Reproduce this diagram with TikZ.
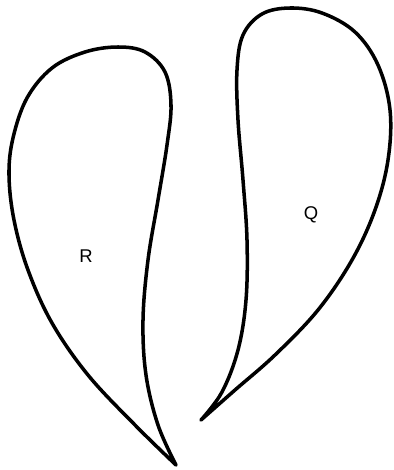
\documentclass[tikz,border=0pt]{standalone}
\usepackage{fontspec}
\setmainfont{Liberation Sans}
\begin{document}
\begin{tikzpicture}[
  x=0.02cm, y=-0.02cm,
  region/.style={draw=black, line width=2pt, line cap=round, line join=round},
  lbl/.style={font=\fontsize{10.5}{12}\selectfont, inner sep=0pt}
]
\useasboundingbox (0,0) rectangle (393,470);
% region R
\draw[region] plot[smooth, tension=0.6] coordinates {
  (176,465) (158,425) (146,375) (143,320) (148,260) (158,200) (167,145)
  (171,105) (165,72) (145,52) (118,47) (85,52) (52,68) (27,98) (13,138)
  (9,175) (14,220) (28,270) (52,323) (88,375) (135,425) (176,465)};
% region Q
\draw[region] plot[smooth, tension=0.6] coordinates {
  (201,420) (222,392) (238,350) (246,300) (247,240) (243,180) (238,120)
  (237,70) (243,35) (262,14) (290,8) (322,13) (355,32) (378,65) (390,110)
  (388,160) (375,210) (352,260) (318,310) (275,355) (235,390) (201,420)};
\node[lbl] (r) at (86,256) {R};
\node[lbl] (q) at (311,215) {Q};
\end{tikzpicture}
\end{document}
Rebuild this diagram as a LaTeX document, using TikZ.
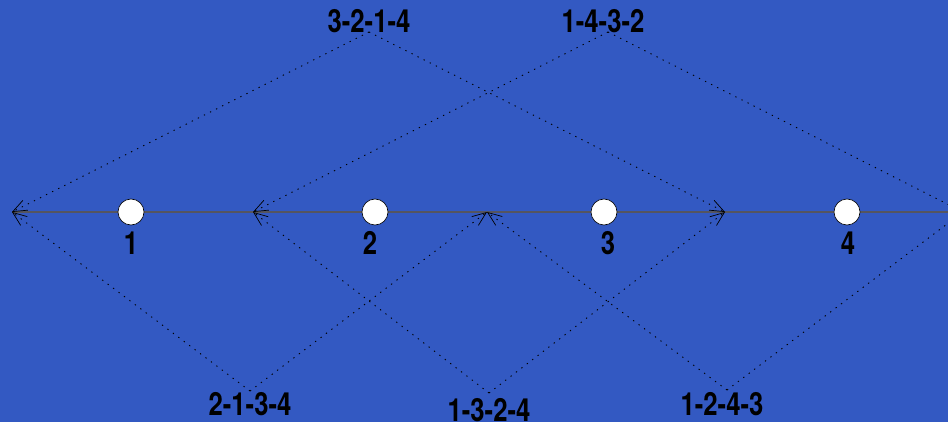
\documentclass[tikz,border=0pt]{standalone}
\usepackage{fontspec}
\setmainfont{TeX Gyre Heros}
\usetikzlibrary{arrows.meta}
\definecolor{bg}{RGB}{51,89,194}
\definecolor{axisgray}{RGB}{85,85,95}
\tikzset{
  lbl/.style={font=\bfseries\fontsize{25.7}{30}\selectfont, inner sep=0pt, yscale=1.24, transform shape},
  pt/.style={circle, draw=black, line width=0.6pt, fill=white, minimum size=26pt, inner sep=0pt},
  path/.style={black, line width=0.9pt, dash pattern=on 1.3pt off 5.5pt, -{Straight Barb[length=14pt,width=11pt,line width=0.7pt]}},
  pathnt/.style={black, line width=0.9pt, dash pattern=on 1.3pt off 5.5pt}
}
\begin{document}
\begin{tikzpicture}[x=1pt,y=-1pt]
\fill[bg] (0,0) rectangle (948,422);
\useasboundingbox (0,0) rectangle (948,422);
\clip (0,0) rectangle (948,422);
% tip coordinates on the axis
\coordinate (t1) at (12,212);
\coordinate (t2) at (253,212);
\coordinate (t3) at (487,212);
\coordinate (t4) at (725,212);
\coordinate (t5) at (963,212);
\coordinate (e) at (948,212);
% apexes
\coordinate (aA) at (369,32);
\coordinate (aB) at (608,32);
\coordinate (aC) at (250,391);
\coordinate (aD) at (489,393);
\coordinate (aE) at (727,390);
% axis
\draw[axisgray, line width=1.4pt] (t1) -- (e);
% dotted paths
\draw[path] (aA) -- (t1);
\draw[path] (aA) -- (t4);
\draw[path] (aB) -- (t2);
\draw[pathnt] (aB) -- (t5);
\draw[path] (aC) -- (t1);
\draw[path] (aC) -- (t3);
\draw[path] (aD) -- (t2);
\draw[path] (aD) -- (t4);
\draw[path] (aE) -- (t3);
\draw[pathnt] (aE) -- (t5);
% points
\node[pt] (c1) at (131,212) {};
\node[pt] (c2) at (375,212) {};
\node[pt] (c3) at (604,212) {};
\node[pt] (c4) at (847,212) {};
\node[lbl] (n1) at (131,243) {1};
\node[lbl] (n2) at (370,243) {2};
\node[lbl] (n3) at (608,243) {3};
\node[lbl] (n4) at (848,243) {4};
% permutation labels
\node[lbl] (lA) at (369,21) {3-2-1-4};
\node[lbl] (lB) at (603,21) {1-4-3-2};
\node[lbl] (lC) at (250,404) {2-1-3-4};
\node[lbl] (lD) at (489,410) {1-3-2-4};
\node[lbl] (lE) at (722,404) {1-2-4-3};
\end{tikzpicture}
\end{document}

========================================================================

- **Stated problem**:
Quote every record above exactly, leaving out any pictures.

- **Finished task**:
Reproduce this diagram with TikZ.
\documentclass[tikz,border=0pt]{standalone}
\usepackage{fontspec}
\setmainfont{Liberation Sans}
\begin{document}
\begin{tikzpicture}[
  x=0.02cm, y=-0.02cm,
  region/.style={draw=black, line width=2pt, line cap=round, line join=round},
  lbl/.style={font=\fontsize{10.5}{12}\selectfont, inner sep=0pt}
]
\useasboundingbox (0,0) rectangle (393,470);
% region R
\draw[region] plot[smooth, tension=0.6] coordinates {
  (176,465) (158,425) (146,375) (143,320) (148,260) (158,200) (167,145)
  (171,105) (165,72) (145,52) (118,47) (85,52) (52,68) (27,98) (13,138)
  (9,175) (14,220) (28,270) (52,323) (88,375) (135,425) (176,465)};
% region Q
\draw[region] plot[smooth, tension=0.6] coordinates {
  (201,420) (222,392) (238,350) (246,300) (247,240) (243,180) (238,120)
  (237,70) (243,35) (262,14) (290,8) (322,13) (355,32) (378,65) (390,110)
  (388,160) (375,210) (352,260) (318,310) (275,355) (235,390) (201,420)};
\node[lbl] (r) at (86,256) {R};
\node[lbl] (q) at (311,215) {Q};
\end{tikzpicture}
\end{document}
Rebuild this diagram as a LaTeX document, using TikZ.
\documentclass[tikz,border=0pt]{standalone}
\usepackage{fontspec}
\setmainfont{TeX Gyre Heros}
\usetikzlibrary{arrows.meta}
\definecolor{bg}{RGB}{51,89,194}
\definecolor{axisgray}{RGB}{85,85,95}
\tikzset{
  lbl/.style={font=\bfseries\fontsize{25.7}{30}\selectfont, inner sep=0pt, yscale=1.24, transform shape},
  pt/.style={circle, draw=black, line width=0.6pt, fill=white, minimum size=26pt, inner sep=0pt},
  path/.style={black, line width=0.9pt, dash pattern=on 1.3pt off 5.5pt, -{Straight Barb[length=14pt,width=11pt,line width=0.7pt]}},
  pathnt/.style={black, line width=0.9pt, dash pattern=on 1.3pt off 5.5pt}
}
\begin{document}
\begin{tikzpicture}[x=1pt,y=-1pt]
\fill[bg] (0,0) rectangle (948,422);
\useasboundingbox (0,0) rectangle (948,422);
\clip (0,0) rectangle (948,422);
% tip coordinates on the axis
\coordinate (t1) at (12,212);
\coordinate (t2) at (253,212);
\coordinate (t3) at (487,212);
\coordinate (t4) at (725,212);
\coordinate (t5) at (963,212);
\coordinate (e) at (948,212);
% apexes
\coordinate (aA) at (369,32);
\coordinate (aB) at (608,32);
\coordinate (aC) at (250,391);
\coordinate (aD) at (489,393);
\coordinate (aE) at (727,390);
% axis
\draw[axisgray, line width=1.4pt] (t1) -- (e);
% dotted paths
\draw[path] (aA) -- (t1);
\draw[path] (aA) -- (t4);
\draw[path] (aB) -- (t2);
\draw[pathnt] (aB) -- (t5);
\draw[path] (aC) -- (t1);
\draw[path] (aC) -- (t3);
\draw[path] (aD) -- (t2);
\draw[path] (aD) -- (t4);
\draw[path] (aE) -- (t3);
\draw[pathnt] (aE) -- (t5);
% points
\node[pt] (c1) at (131,212) {};
\node[pt] (c2) at (375,212) {};
\node[pt] (c3) at (604,212) {};
\node[pt] (c4) at (847,212) {};
\node[lbl] (n1) at (131,243) {1};
\node[lbl] (n2) at (370,243) {2};
\node[lbl] (n3) at (608,243) {3};
\node[lbl] (n4) at (848,243) {4};
% permutation labels
\node[lbl] (lA) at (369,21) {3-2-1-4};
\node[lbl] (lB) at (603,21) {1-4-3-2};
\node[lbl] (lC) at (250,404) {2-1-3-4};
\node[lbl] (lD) at (489,410) {1-3-2-4};
\node[lbl] (lE) at (722,404) {1-2-4-3};
\end{tikzpicture}
\end{document}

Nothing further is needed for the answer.